Director: Michael Axelgaard
Screenplay: Matthew Holt
Starring: Emily Plumtree, Sam Stockman, Matt Stokoe, Jessica Ellerby
Producers: Matthew Holt, David Grant
Running Time: 91 min
BBFC Rating: 15
Ever since The Blair Witch Project, a horror sub-genre in “found footage” has become increasingly popular. It has proved an excellent low budget method, requiring a skeleton crew and basic equipment. That is not to say the sub-genre cannot go big budget, as seen by Matt Reeves/JJ Abrams’ Cloverfield. That particular film however, split the mainstream audience with many experiencing nausea from the shaky handheld camerawork. More recently, the Paranormal Activity franchise has proved a commercially viable success.
So to Hollow, a UK production bringing the sub-genre to the English countryside. We follow newly engaged Emma and Scott, along with Emma’s lifelong friend James and his new girlfriend, Lynne on a weekend getaway to Suffolk.
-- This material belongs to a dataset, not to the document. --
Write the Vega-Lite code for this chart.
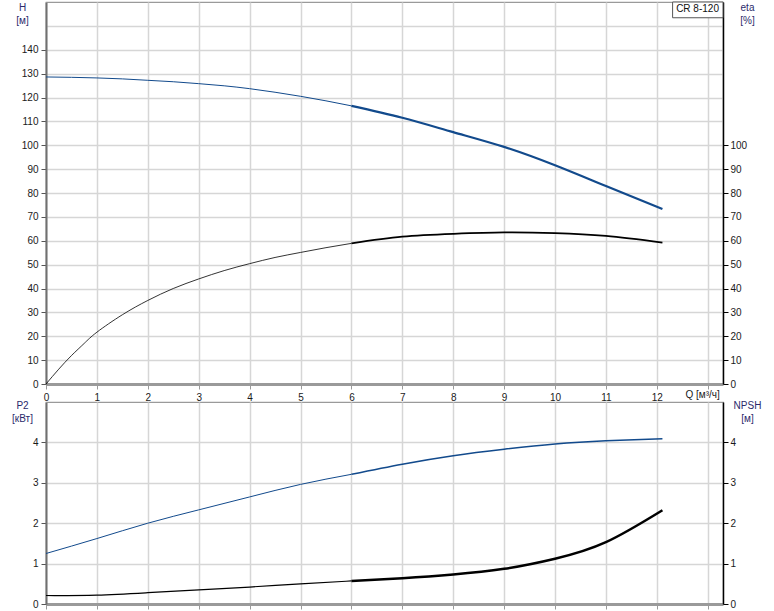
{
  "$schema": "https://vega.github.io/schema/vega-lite/v6.json",
  "autosize": {"type": "pad"},
  "padding": {"left": 10, "top": 0, "right": 0, "bottom": 0},
  "background": "white",
  "bounds": "flush",
  "spacing": 18,
  "config": {
    "view": {"stroke": "#9a9a9a", "strokeWidth": 1.2},
    "axis": {
      "labelFont": "Liberation Sans", "labelFontSize": 10, "labelColor": "#1a1a1a",
      "titleFont": "Liberation Sans", "titleFontSize": 10, "titleFontWeight": "normal", "titleColor": "#2b2b6b",
      "gridColor": "#d6d6d6", "gridWidth": 1.5, "labelFlush": false, "labelBound": false, "labelOverlap": false
    },
    "line": {"interpolate": "natural"}
  },
  "datasets": {
    "curves": [
      {"c": "H", "seg": "thin", "Q": 0, "v": 128.6},
      {"c": "H", "seg": "thin", "Q": 0.5, "v": 128.45},
      {"c": "H", "seg": "thin", "Q": 1, "v": 128.2},
      {"c": "H", "seg": "thin", "Q": 1.5, "v": 127.8},
      {"c": "H", "seg": "thin", "Q": 2, "v": 127.2},
      {"c": "H", "seg": "thin", "Q": 2.5, "v": 126.6},
      {"c": "H", "seg": "thin", "Q": 3, "v": 125.8},
      {"c": "H", "seg": "thin", "Q": 3.5, "v": 124.9},
      {"c": "H", "seg": "thin", "Q": 4, "v": 123.7},
      {"c": "H", "seg": "thin", "Q": 4.5, "v": 122.2},
      {"c": "H", "seg": "thin", "Q": 5, "v": 120.5},
      {"c": "H", "seg": "thin", "Q": 5.5, "v": 118.6},
      {"c": "H", "seg": "thin", "Q": 6, "v": 116.5},
      {"c": "H", "seg": "thick", "Q": 6, "v": 116.5},
      {"c": "H", "seg": "thick", "Q": 7, "v": 111.5},
      {"c": "H", "seg": "thick", "Q": 8, "v": 105.5},
      {"c": "H", "seg": "thick", "Q": 9, "v": 99.3},
      {"c": "H", "seg": "thick", "Q": 10, "v": 91.6},
      {"c": "H", "seg": "thick", "Q": 11, "v": 82.9},
      {"c": "H", "seg": "thick", "Q": 12.11, "v": 73.3},
      {"c": "eta", "seg": "thin", "Q": 0, "v": 0},
      {"c": "eta", "seg": "thin", "Q": 0.25, "v": 6.2},
      {"c": "eta", "seg": "thin", "Q": 0.5, "v": 11.9},
      {"c": "eta", "seg": "thin", "Q": 0.75, "v": 17},
      {"c": "eta", "seg": "thin", "Q": 1, "v": 21.7},
      {"c": "eta", "seg": "thin", "Q": 1.5, "v": 29},
      {"c": "eta", "seg": "thin", "Q": 2, "v": 35},
      {"c": "eta", "seg": "thin", "Q": 2.5, "v": 40},
      {"c": "eta", "seg": "thin", "Q": 3, "v": 44},
      {"c": "eta", "seg": "thin", "Q": 3.5, "v": 47.5},
      {"c": "eta", "seg": "thin", "Q": 4, "v": 50.4},
      {"c": "eta", "seg": "thin", "Q": 4.5, "v": 53},
      {"c": "eta", "seg": "thin", "Q": 5, "v": 55.1},
      {"c": "eta", "seg": "thin", "Q": 5.5, "v": 57.1},
      {"c": "eta", "seg": "thin", "Q": 6, "v": 58.9},
      {"c": "eta", "seg": "thick", "Q": 6, "v": 58.9},
      {"c": "eta", "seg": "thick", "Q": 7, "v": 61.7},
      {"c": "eta", "seg": "thick", "Q": 8, "v": 62.9},
      {"c": "eta", "seg": "thick", "Q": 9, "v": 63.5},
      {"c": "eta", "seg": "thick", "Q": 10, "v": 63.2},
      {"c": "eta", "seg": "thick", "Q": 11, "v": 62},
      {"c": "eta", "seg": "thick", "Q": 12.11, "v": 59.2},
      {"c": "P2", "seg": "thin", "Q": 0, "v": 1.25},
      {"c": "P2", "seg": "thin", "Q": 1, "v": 1.62},
      {"c": "P2", "seg": "thin", "Q": 2, "v": 2.0},
      {"c": "P2", "seg": "thin", "Q": 3, "v": 2.33},
      {"c": "P2", "seg": "thin", "Q": 4, "v": 2.65},
      {"c": "P2", "seg": "thin", "Q": 5, "v": 2.96},
      {"c": "P2", "seg": "thin", "Q": 6, "v": 3.21},
      {"c": "P2", "seg": "thick", "Q": 6, "v": 3.21},
      {"c": "P2", "seg": "thick", "Q": 7, "v": 3.46},
      {"c": "P2", "seg": "thick", "Q": 8, "v": 3.67},
      {"c": "P2", "seg": "thick", "Q": 9, "v": 3.83},
      {"c": "P2", "seg": "thick", "Q": 10, "v": 3.96},
      {"c": "P2", "seg": "thick", "Q": 11, "v": 4.04},
      {"c": "P2", "seg": "thick", "Q": 12.11, "v": 4.09},
      {"c": "NPSH", "seg": "thin", "Q": 0, "v": 0.21},
      {"c": "NPSH", "seg": "thin", "Q": 1, "v": 0.22},
      {"c": "NPSH", "seg": "thin", "Q": 2, "v": 0.28},
      {"c": "NPSH", "seg": "thin", "Q": 3, "v": 0.35},
      {"c": "NPSH", "seg": "thin", "Q": 4, "v": 0.42},
      {"c": "NPSH", "seg": "thin", "Q": 5, "v": 0.5},
      {"c": "NPSH", "seg": "thin", "Q": 6, "v": 0.57},
      {"c": "NPSH", "seg": "thick", "Q": 6, "v": 0.57},
      {"c": "NPSH", "seg": "thick", "Q": 7, "v": 0.64},
      {"c": "NPSH", "seg": "thick", "Q": 8, "v": 0.73},
      {"c": "NPSH", "seg": "thick", "Q": 9, "v": 0.87},
      {"c": "NPSH", "seg": "thick", "Q": 10, "v": 1.12},
      {"c": "NPSH", "seg": "thick", "Q": 11, "v": 1.53},
      {"c": "NPSH", "seg": "thick", "Q": 12.11, "v": 2.32}
    ],
    "label": [
      {"text": "CR 8-120", "Q1": 12.31, "Q2": 13.3, "Qt": 12.8, "v1": 153.4, "v2": 160, "vt": 156.9}
    ]
  },
  "vconcat": [
    {
      "width": 677,
      "height": 382,
      "resolve": {"axis": {"y": "independent"}},
      "layer": [
        {
          "data": {"name": "curves"},
          "transform": [{"filter": "datum.c == 'H'"}],
          "mark": {"type": "line", "color": "#124a8c"},
          "encoding": {
            "x": {
              "field": "Q", "type": "quantitative",
              "scale": {"domain": [0, 13.3], "nice": false, "zero": false},
              "axis": {
                "values": [0,1,2,3,4,5,6,7,8,9,10,11,12,13],
                "labelExpr": "datum.value > 12 ? '' : datum.label",
                "grid": true, "domainColor": "#9a9a9a", "domainWidth": 3,
                "tickColor": "#9a9a9a", "tickSize": 5, "labelPadding": 3,
                "title": "Q [м³/ч]", "titleX": 639, "titleY": 10,
                "titleAlign": "left", "titleBaseline": "middle", "titleColor": "#1a1a1a", "titleAngle": 0
              }
            },
            "y": {
              "field": "v", "type": "quantitative",
              "scale": {"domain": [0, 160], "nice": false},
              "axis": {
                "orient": "left",
                "values": [0,10,20,30,40,50,60,70,80,90,100,110,120,130,140,150],
                "labelExpr": "datum.value > 140 ? '' : datum.label",
                "tickColor": {"condition": {"test": "datum.value > 140", "value": "transparent"}, "value": "#555555"},
                "grid": true, "domainColor": "#707070", "domainWidth": 2,
                "tickSize": 5, "labelPadding": 3,
                "title": ["H", "[м]"], "titleAngle": 0, "titleAlign": "center",
                "titleBaseline": "top", "titleX": -24, "titleY": 0, "titleLineHeight": 13
              }
            },
            "detail": {"field": "seg"},
            "strokeWidth": {"condition": {"test": "datum.seg == 'thick'", "value": 2.2}, "value": 1}
          }
        },
        {
          "data": {"name": "curves"},
          "transform": [{"filter": "datum.c == 'eta'"}],
          "mark": {"type": "line", "color": "#000000"},
          "encoding": {
            "x": {"field": "Q", "type": "quantitative"},
            "y": {
              "field": "v", "type": "quantitative",
              "axis": {
                "orient": "right",
                "values": [0,10,20,30,40,50,60,70,80,90,100],
                "grid": false, "domainColor": "#000000", "domainWidth": 1.5,
                "tickColor": "#000000", "tickSize": 5, "labelPadding": 2,
                "title": ["eta", "[%]"], "titleAngle": 0, "titleAlign": "center",
                "titleBaseline": "top", "titleX": 24, "titleY": 0, "titleLineHeight": 13
              }
            },
            "detail": {"field": "seg"},
            "strokeWidth": {"condition": {"test": "datum.seg == 'thick'", "value": 1.8}, "value": 0.8}
          }
        },
        {
          "data": {"name": "label"},
          "mark": {"type": "rect", "fill": "white", "stroke": "#555555", "strokeWidth": 1},
          "encoding": {
            "x": {"field": "Q1", "type": "quantitative"},
            "x2": {"field": "Q2"},
            "y": {"field": "v1", "type": "quantitative", "axis": null},
            "y2": {"field": "v2"}
          }
        },
        {
          "data": {"name": "label"},
          "mark": {"type": "text", "font": "Liberation Sans", "fontSize": 10, "color": "#111111", "align": "center", "baseline": "middle"},
          "encoding": {
            "x": {"field": "Qt", "type": "quantitative"},
            "y": {"field": "vt", "type": "quantitative", "axis": null},
            "text": {"field": "text"}
          }
        }
      ]
    },
    {
      "width": 677,
      "height": 202,
      "resolve": {"axis": {"y": "independent"}},
      "layer": [
        {
          "data": {"name": "curves"},
          "transform": [{"filter": "datum.c == 'P2'"}],
          "mark": {"type": "line", "color": "#124a8c"},
          "encoding": {
            "x": {
              "field": "Q", "type": "quantitative",
              "scale": {"domain": [0, 13.3], "nice": false, "zero": false},
              "axis": {
                "values": [0,1,2,3,4,5,6,7,8,9,10,11,12,13],
                "labels": false, "grid": true, "domainColor": "#9a9a9a", "domainWidth": 3,
                "tickColor": "#9a9a9a", "tickSize": 5, "title": null
              }
            },
            "y": {
              "field": "v", "type": "quantitative",
              "scale": {"domain": [0, 5], "nice": false},
              "axis": {
                "orient": "left",
                "values": [0,1,2,3,4],
                "grid": true, "domainColor": "#707070", "domainWidth": 2,
                "tickColor": "#555555", "tickSize": 5, "labelPadding": 3,
                "title": ["P2", "[кВт]"], "titleAngle": 0, "titleAlign": "center",
                "titleBaseline": "top", "titleX": -24, "titleY": -2, "titleLineHeight": 13
              }
            },
            "detail": {"field": "seg"},
            "strokeWidth": {"condition": {"test": "datum.seg == 'thick'", "value": 1.5}, "value": 1}
          }
        },
        {
          "data": {"name": "curves"},
          "transform": [{"filter": "datum.c == 'NPSH'"}],
          "mark": {"type": "line", "color": "#000000"},
          "encoding": {
            "x": {"field": "Q", "type": "quantitative"},
            "y": {
              "field": "v", "type": "quantitative",
              "axis": {
                "orient": "right",
                "values": [0,1,2,3,4],
                "grid": false, "domainColor": "#000000", "domainWidth": 1.5,
                "tickColor": "#000000", "tickSize": 5, "labelPadding": 2,
                "title": ["NPSH", "[м]"], "titleAngle": 0, "titleAlign": "center",
                "titleBaseline": "top", "titleX": 24, "titleY": -2, "titleLineHeight": 13
              }
            },
            "detail": {"field": "seg"},
            "strokeWidth": {"condition": {"test": "datum.seg == 'thick'", "value": 2.5}, "value": 1.2}
          }
        }
      ]
    }
  ]
}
Staying at Emma’s late grandfather’s country cottage, some disturbing memories resurface for Emma, aggravated by mysterious discoveries in her grandfather’s possessions.
Much of the focus revolves around an ancient hollow tree, legendary locally as a place for tragic young couples to carry out suicide pacts. As our young couples uncover more information about the tree, so it becomes more symbolically demonic in its depiction. Sub-plots form, raising the tension, by pitting the main protagonists against each other through lust, jealousy and unrequited love, presumably exacerbated by the malevolent effects of the tree. The violence here is mostly psychological, with the only blood on screen courtesy of mutilated wildlife.
Hollow does fall to the low budget end of the aforementioned sub-genre and does everything expected of its pedigree. It does feel like something a first time director/writer/producer would make to enter into festivals as a calling card, and that is exactly what it is. Premiering at the Fantasia Festival in 2011, Hollow went onto Raindance in the same year, in the competition for Best British Feature.
It must have its merits then. Well, the plot is not without holes and is pretty formulaic but this makes it an easy watch without any necessary complications. There is brief nudity and drug use that don’t necessarily serve the plot, but don’t overly distract from it either and have become a staple of the genre. The unknown cast deliver credible performances, even when carrying out camera duties simultaneously! My biggest criticism here would have to be the pacing. Sometimes Hollow seems to be a little too padded out for my liking, perhaps to keep to that feature length timeline demanded by some festivals.
If you are a fan of horror, and especially the “found footage” sub-genre then you could do much worse than Hollow.